Après les avoir massacrés, ce peuple féroce se livra aux derniers excès contre leurs cadavres. Il les dépouilla entièrement, les traîna à travers les rues jusqu’à l’échafaud, et là, en présence d’un pasteur protestant, le sombre et violent Simon Simonides, qui assistait à ces horribles scènes et qui les encourageait, il les suspendit par les pieds avec des mèches de mousquet à défaut de cordes, dos à dos, la tête en bas, les mutila d’une manière révoltante, et ne les abandonna qu’après avoir assouvi sur eux toute sa rage[1]. La triste famille des de Witt, les ayant fait enlever pendant la nuit pour leur donner la sépulture, eut beaucoup de peine à les reconnaître, tant ils étaient défigurés. Leur malheureux père, qui avait été le chef de la faction de Lowestein, et qui avait élevé dans l’amour d’une liberté austère ces deux fils, la joie et la gloire de sa vieillesse, se démit de sa charge à la cour des comptes[2], pour ne rien devoir à une république aussi ingrate, et aller pleurer en sûreté la mort cruelle de ses fils auxquels il survécut peu de temps.

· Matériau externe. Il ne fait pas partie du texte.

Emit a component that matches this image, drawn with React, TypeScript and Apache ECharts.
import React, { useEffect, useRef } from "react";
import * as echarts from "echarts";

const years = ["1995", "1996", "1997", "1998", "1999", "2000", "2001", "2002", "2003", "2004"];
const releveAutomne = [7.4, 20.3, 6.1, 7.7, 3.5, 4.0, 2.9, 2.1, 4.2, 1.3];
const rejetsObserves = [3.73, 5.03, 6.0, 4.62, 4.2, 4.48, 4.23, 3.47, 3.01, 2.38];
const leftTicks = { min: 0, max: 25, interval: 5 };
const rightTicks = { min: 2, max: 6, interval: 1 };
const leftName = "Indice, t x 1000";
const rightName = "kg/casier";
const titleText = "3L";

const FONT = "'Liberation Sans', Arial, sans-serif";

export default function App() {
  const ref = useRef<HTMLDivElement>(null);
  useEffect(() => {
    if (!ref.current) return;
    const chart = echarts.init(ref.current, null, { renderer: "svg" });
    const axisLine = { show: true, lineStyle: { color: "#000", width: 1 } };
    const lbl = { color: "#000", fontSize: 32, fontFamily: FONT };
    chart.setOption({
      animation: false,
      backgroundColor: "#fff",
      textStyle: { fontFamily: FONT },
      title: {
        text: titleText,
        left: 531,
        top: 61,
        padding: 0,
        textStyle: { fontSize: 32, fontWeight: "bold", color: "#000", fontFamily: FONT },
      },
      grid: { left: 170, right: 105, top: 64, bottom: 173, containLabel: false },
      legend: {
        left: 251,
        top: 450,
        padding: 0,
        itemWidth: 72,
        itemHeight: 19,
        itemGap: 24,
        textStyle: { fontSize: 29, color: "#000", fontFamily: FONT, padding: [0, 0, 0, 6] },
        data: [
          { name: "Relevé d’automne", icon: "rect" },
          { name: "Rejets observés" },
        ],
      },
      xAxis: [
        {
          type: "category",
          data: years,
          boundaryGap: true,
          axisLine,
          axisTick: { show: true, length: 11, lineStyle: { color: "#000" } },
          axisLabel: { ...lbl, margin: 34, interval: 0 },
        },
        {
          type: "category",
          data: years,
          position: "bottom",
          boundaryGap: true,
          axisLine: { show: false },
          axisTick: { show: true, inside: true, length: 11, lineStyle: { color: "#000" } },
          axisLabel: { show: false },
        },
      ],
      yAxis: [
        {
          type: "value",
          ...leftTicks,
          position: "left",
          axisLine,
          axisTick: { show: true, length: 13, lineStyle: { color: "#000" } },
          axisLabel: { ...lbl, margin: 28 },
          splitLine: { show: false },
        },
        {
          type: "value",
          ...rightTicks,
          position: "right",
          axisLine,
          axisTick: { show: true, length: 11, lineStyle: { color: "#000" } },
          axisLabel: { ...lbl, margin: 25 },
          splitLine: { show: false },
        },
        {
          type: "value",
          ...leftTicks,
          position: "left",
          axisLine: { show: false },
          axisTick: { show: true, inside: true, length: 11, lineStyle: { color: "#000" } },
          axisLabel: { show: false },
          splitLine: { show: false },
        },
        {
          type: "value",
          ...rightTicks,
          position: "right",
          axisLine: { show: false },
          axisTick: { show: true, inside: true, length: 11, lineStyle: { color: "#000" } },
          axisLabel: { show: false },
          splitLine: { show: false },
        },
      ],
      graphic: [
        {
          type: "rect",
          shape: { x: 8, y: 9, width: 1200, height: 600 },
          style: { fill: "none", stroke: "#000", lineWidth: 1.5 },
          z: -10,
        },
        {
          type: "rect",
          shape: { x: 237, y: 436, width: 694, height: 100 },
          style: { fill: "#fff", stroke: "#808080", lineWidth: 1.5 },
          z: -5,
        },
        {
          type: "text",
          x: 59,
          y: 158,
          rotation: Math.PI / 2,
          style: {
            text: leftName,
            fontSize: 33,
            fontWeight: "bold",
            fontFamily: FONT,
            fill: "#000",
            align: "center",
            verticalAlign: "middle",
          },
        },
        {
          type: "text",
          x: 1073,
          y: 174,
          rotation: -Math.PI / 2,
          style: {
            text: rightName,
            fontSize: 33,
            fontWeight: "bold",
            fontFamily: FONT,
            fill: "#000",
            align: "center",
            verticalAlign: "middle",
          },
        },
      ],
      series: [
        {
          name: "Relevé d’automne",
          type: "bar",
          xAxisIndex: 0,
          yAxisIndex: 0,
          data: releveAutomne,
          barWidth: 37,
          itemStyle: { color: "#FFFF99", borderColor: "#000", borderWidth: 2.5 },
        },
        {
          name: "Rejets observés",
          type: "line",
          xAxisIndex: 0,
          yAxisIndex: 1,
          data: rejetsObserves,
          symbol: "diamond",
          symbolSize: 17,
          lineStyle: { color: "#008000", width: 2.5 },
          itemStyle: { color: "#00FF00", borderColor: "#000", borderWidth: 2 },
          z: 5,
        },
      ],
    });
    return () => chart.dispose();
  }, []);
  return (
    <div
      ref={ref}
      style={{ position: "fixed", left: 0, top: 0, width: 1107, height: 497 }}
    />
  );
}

Ainsi périrent ces deux hommes d’un mérite supérieur et d’une haute vertu. Ils étaient dans toute la force de l’âge, Jean de Witt ayant à peine atteint sa quarante-septième année, et le ruard sa quarante-neuvième. Doués l’un et l’autre d’un esprit élevé, d’une ame

  1. Histoire de Corneille et de Jean de Witt, t. II, p. 516 à 529. — Basnage, Annales, etc., t. II, p. 311 à 316. — Cerisier, Histoire générale, etc., t. VII, p. 391 à 413.
  2. Basnage, Annales, etc., t. II, p. 317.